Tuesday, 8 January 2019

Rights defending priest mourned in Sri Lanka

Rights defending priest mourned in Sri Lanka

Father Miller fought against civil war abuses by both the military and secessionist ethnic-Tamil militants.

 
American-born Father Benjamin Henry Miller, SJ, died on Jan. 1. He was 93 years of age. (Photo by Quintus Colombage/ucanews.com)
Negombo:  American Jesuit Father Benjamin Henry Miller, who documented thousands of abductions and disappearances as well as other abuses during Sri Lanka's 1983-2009 civil war, has died aged 93.

Father Miller was awarded the Citizens Peace Award for 2014 by the country's National Peace Council (NPC).

He died on Jan. 1 in his small but beautiful room in an old attic of St. Michael's college in Batticaloa, a major eastern city of the island nation.

Father Miller documented forced displacement, communal strife, abductions, disappearances, killings, arrests and the recruitment of children as combatants, as well as rapes, in the Batticaloa region.

He had been under medical care for age-related illnesses for several years prior to his death.

Dr. Jehan Perera, executive director of the NPC, said that it was inspiring that Father Miller chose to come to Sri Lanka and make its people and their sorrows his own.

He committed himself to not leaving them in their time of need.

Perera said Father Miller courageously defended victims of human rights' abuses committed by the security forces, the secessionist Liberation Tigers of Tamil Eelam (LTTE) and other militant groups.

He also contributed to monitoring an ultimately doomed ceasefire.

Father Miller left the United States as a Jesuit student priest for Sri Lanka in 1948, just eight months after its independence from British colonial rule.

He taught physics, history and English as well as coaching the soccer team at St. Michael's college. He was also rector of the college from 1959 to 1970.

The American priest learned the local Tamil language served as a parish priest in the Batticaloa Diocese.

Father Miller was one of the founders of the Batticaloa Peace Committee and the Batticaloa Council of Religious that advanced peace initiatives during the civil war.

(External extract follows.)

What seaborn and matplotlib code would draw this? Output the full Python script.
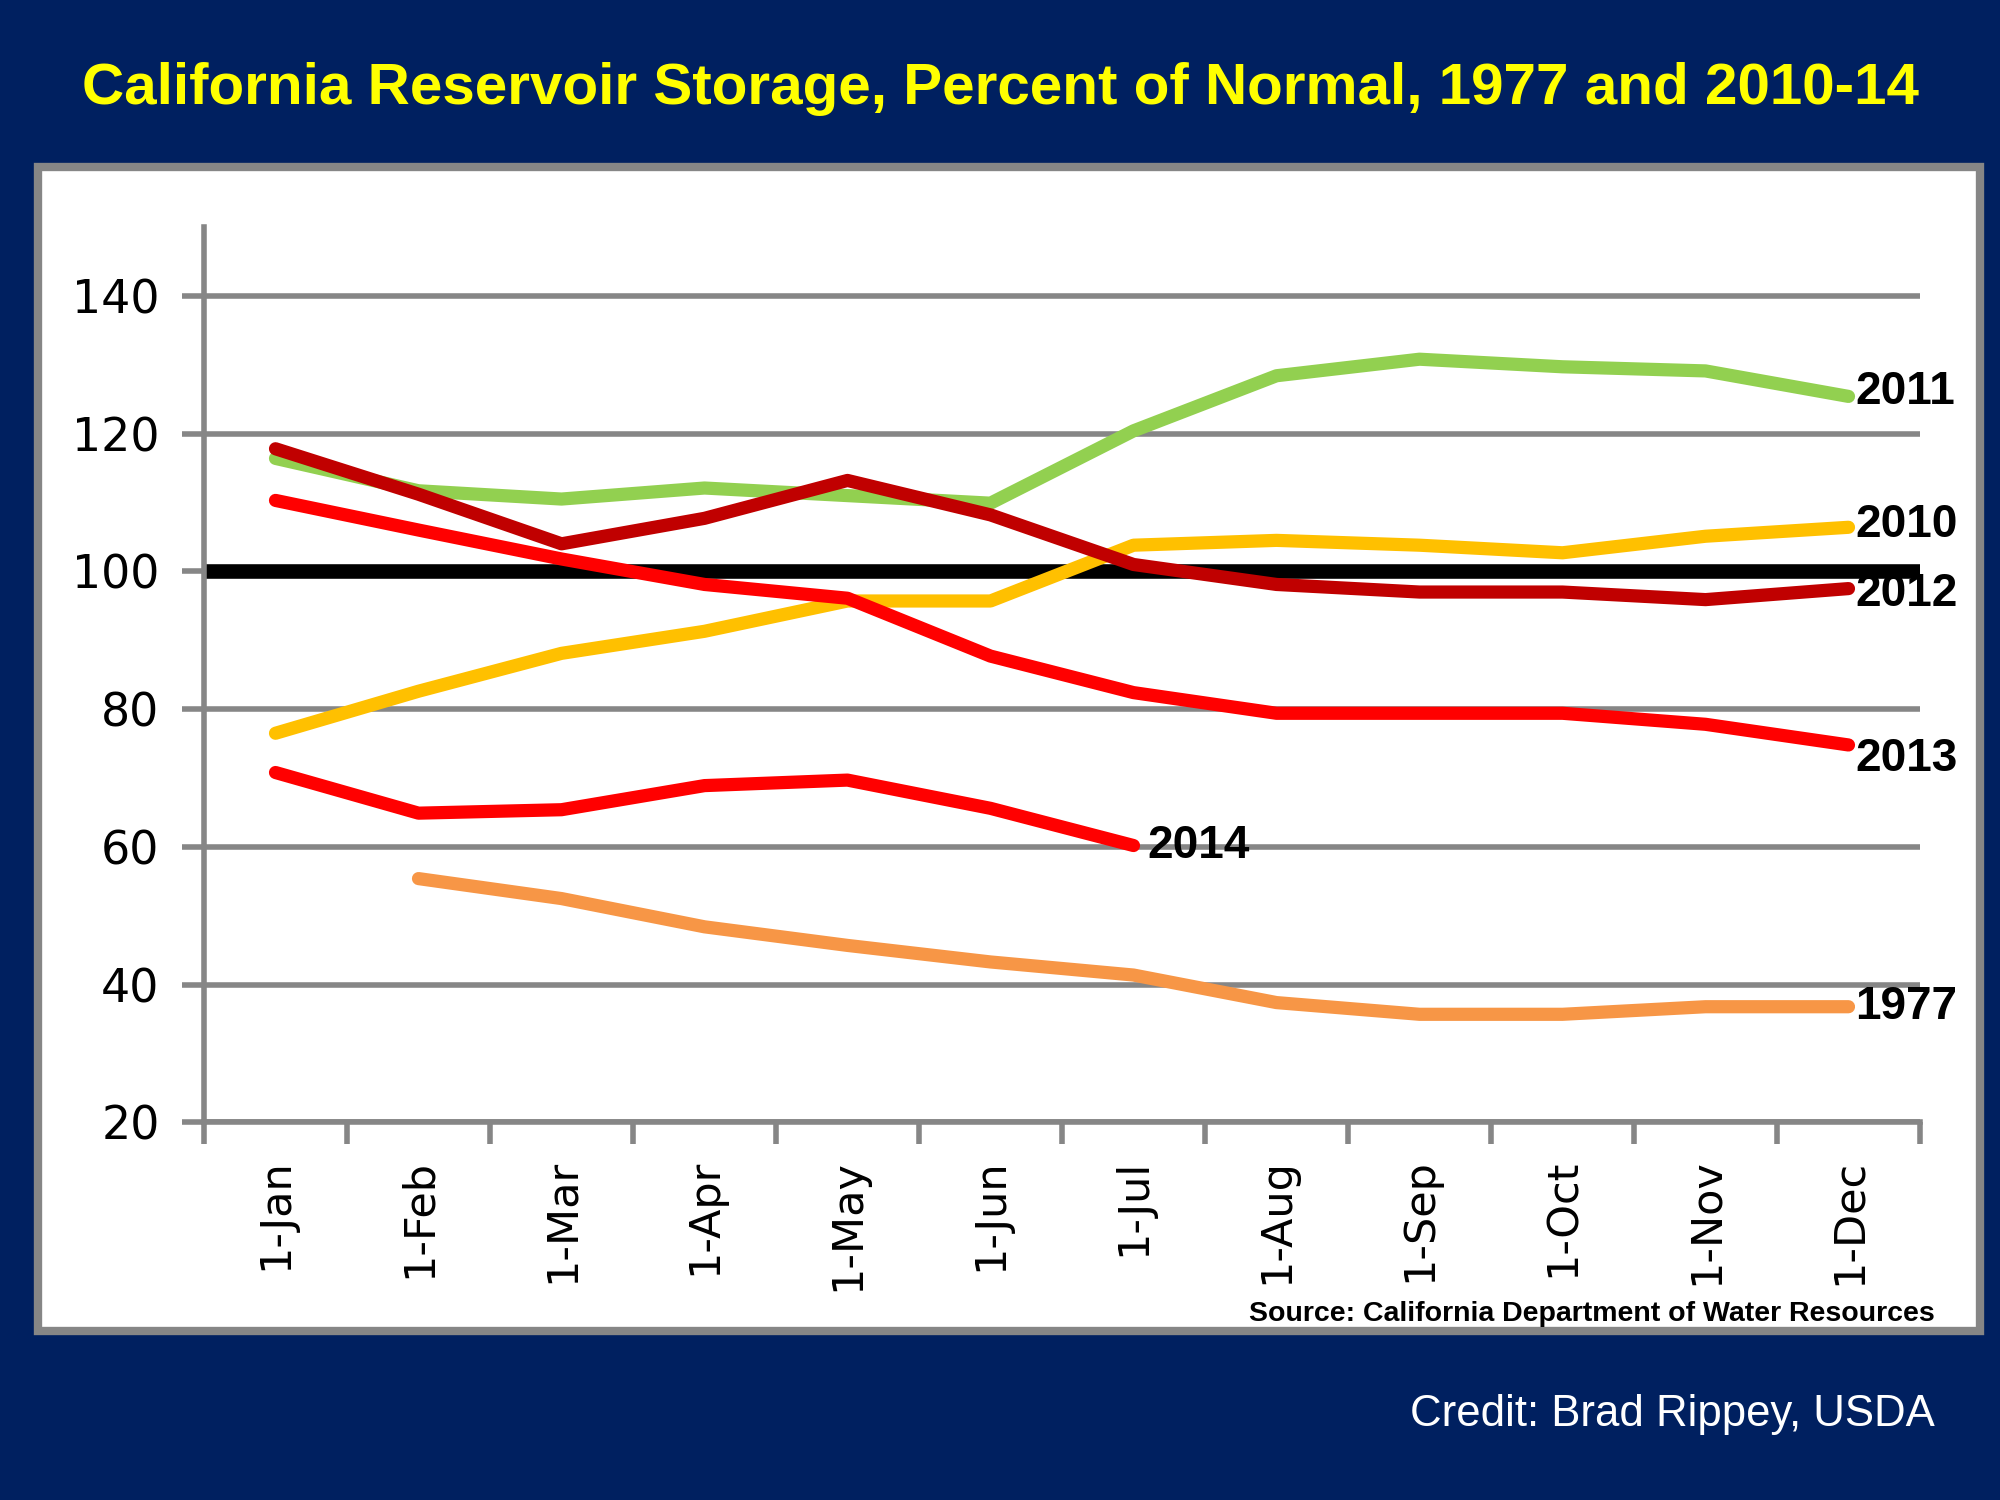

The NPC said Father Miller also combated tuberculosis and other diseases through preventative education.

He established a branch of the Federation of the Red Cross and, as a Rotarian, served as its president as well as on the National Rotary Council for Peace and Harmony.

"In 1990, spurred by the murder of his fellow Jesuit Father Eugene John Hebert, he began single-handedly recording human rights' violations in Batticaloa," the NPC said in a statement.

"He travelled on his motorcycle to collect reports of disappearances, torture and killings. He used this data to inform the national and international communities about the atrocities that were taking place,"

said the statement.

"Father Miller's work exemplified the universality of human rights and the duty to protect the rights of all human beings irrespective of race, religion, gender or nationality."

Arul Milroy, a Batticaloa human rights activist, said many people would work to ensure the values Father Miller stood for prevailed in the nation he adopted.